International Journal of Computer
Trends and Technology

Research Article | Open Access | Download PDF

Volume 71 | Issue 10 | Year 2023 | Article Id. IJCTT-V71I10P113 | DOI : https://doi.org/10.14445/22312803/IJCTT-V71I10P113

Redefining Efficiency: Computational Methods for Financial Models in Python


Karan Gupta, Ying Wang

Received Revised Accepted Published
30 Aug 2023 02 Oct 2023 16 Oct 2023 31 Oct 2023

Citation :

Karan Gupta, Ying Wang, "Redefining Efficiency: Computational Methods for Financial Models in Python," International Journal of Computer Trends and Technology (IJCTT), vol. 71, no. 10, pp. 115-121, 2023. Crossref, https://doi.org/10.14445/22312803/ IJCTT-V71I10P113

Abstract

The traditional use of Excel in financial modeling has been prevalent for years owing to its ease of use and accessibility.

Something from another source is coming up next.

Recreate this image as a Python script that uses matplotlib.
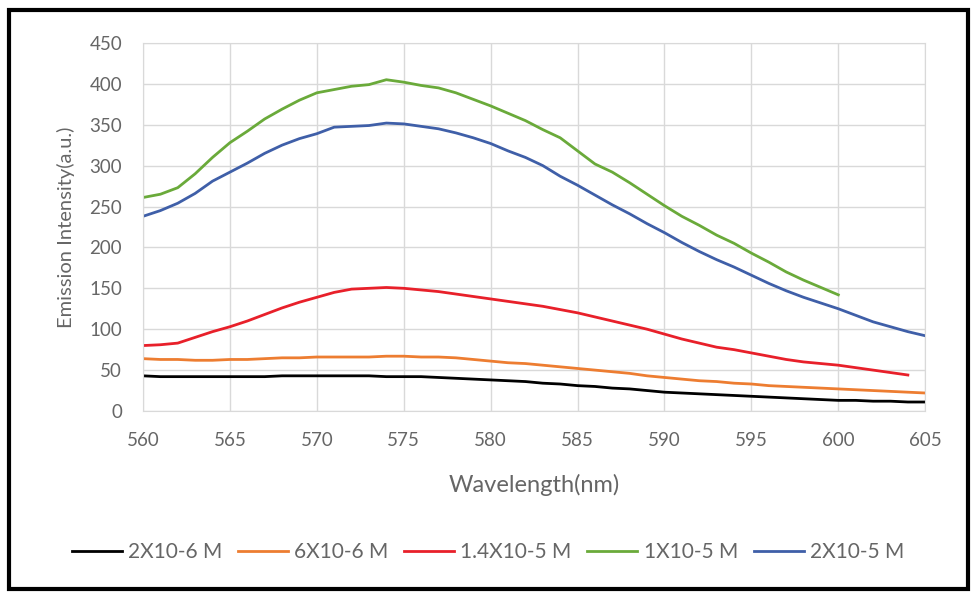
import matplotlib.pyplot as plt
from matplotlib.patches import Rectangle

plt.rcParams['font.family'] = ['Lato', 'DejaVu Sans']

# longitud de onda (nm)
wl = list(range(560, 606))

black = [43, 42, 42, 42, 42, 42, 42, 42, 43, 43, 43, 43, 43, 43, 42, 42, 42, 41, 40, 39,
         38, 37, 36, 34, 33, 31, 30, 28, 27, 25, 23, 22, 21, 20, 19, 18, 17, 16, 15, 14,
         13, 13, 12, 12, 11, 11]
orange = [64, 63, 63, 62, 62, 63, 63, 64, 65, 65, 66, 66, 66, 66, 67, 67, 66, 66, 65, 63,
          61, 59, 58, 56, 54, 52, 50, 48, 46, 43, 41, 39, 37, 36, 34, 33, 31, 30, 29, 28,
          27, 26, 25, 24, 23, 22]
red = [80, 81, 83, 90, 97, 103, 110, 118, 126, 133, 139, 145, 149, 150, 151, 150, 148, 146, 143, 140,
       137, 134, 131, 128, 124, 120, 115, 110, 105, 100, 94, 88, 83, 78, 75, 71, 67, 63, 60, 58,
       56, 53, 50, 47, 44]
green = [261, 265, 273, 290, 310, 328, 342, 357, 369, 380, 389, 393, 397, 399, 405, 402, 398, 395, 389, 381,
         373, 364, 355, 344, 334, 318, 302, 292, 279, 265, 251, 238, 227, 215, 205, 193, 182, 170, 160, 151,
         142]
blue = [238, 245, 254, 266, 281, 292, 303, 315, 325, 333, 339, 347, 348, 349, 352, 351, 348, 345, 340, 334,
        327, 318, 310, 300, 287, 276, 264, 252, 241, 229, 218, 206, 195, 185, 176, 166, 156, 147, 139, 132,
        125, 117, 109, 103, 97, 92]

labels = ['2X10-6 M', '6X10-6 M', '1.4X10-5 M', '1X10-5 M', '2X10-5 M']
colors = ['#000000', '#ED7D31', '#E8202A', '#6AAA3A', '#3F5FA8']
series = [black, orange, red, green, blue]

fig = plt.figure(figsize=(9.76, 5.96), dpi=100)
ax = fig.add_axes([0.1465, 0.3104, 0.8015, 0.6176])

for ys, c, lab in zip(series, colors, labels):
    ax.plot(wl[:len(ys)], ys, color=c, lw=2, label=lab)

txt = '#666666'
ax.set_xlim(560, 605)
ax.set_ylim(0, 450)
ax.set_xticks(range(560, 606, 5))
ax.set_yticks(range(0, 451, 50))
ax.grid(True, color='#D9D9D9', lw=1)
ax.set_axisbelow(True)
for s in ax.spines.values():
    s.set_color('#D9D9D9')
ax.tick_params(axis='x', length=0, labelsize=13.5, colors=txt, pad=15)
ax.tick_params(axis='y', length=0, labelsize=13.5, colors=txt, pad=15)
ax.set_xlabel('Wavelength(nm)', fontsize=17, color=txt, labelpad=18)
ax.set_ylabel('Emission Intensity(a.u.)', fontsize=14.5, color=txt, labelpad=10)

fig.legend(loc='center', bbox_to_anchor=(0.5, 0.073), ncol=5, frameon=False,
           fontsize=15, labelcolor=txt, handlelength=2.4, columnspacing=0.75, handletextpad=0.3)

# marco negro alrededor de la figura
fig.patches.append(Rectangle((0.009, 0.011), 0.983, 0.973, transform=fig.transFigure,
                             fill=False, edgecolor='black', lw=3))

fig.savefig('out.png', dpi=100)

However, as financial models grow in complexity and data volume, the limitations of Excel become apparent, particularly concerning computational efficiency. This paper investigates a novel transition from an Excel-based financial model, i.e., a cash flow model, to a Python-based framework to achieve significant performance gains. Our Python-based model incorporates custom-built functions emulating Excel capabilities and extensive utilization of Pandas vectorized operations and NumPy's array programming, reducing computational time considerably. In a comparative analysis, the Python model executed multi-scenario calculation under 3 minutes 20s, i.e., a 94% reduction from the Excel model run time of 60 minutes. This drastic improvement redefines computational efficiency and provides financial analysts with a scalable, flexible, and efficient tool for complex calculations. The paper serves as a testament to Python's untapped potential in Finance, providing a comprehensive guide on the methods employed for this paradigm shift in computational efficiency.

Keywords

Financial modeling, Python, Excel, Optimization, Vectorized operations, Performance improvement, Computational Efficiency.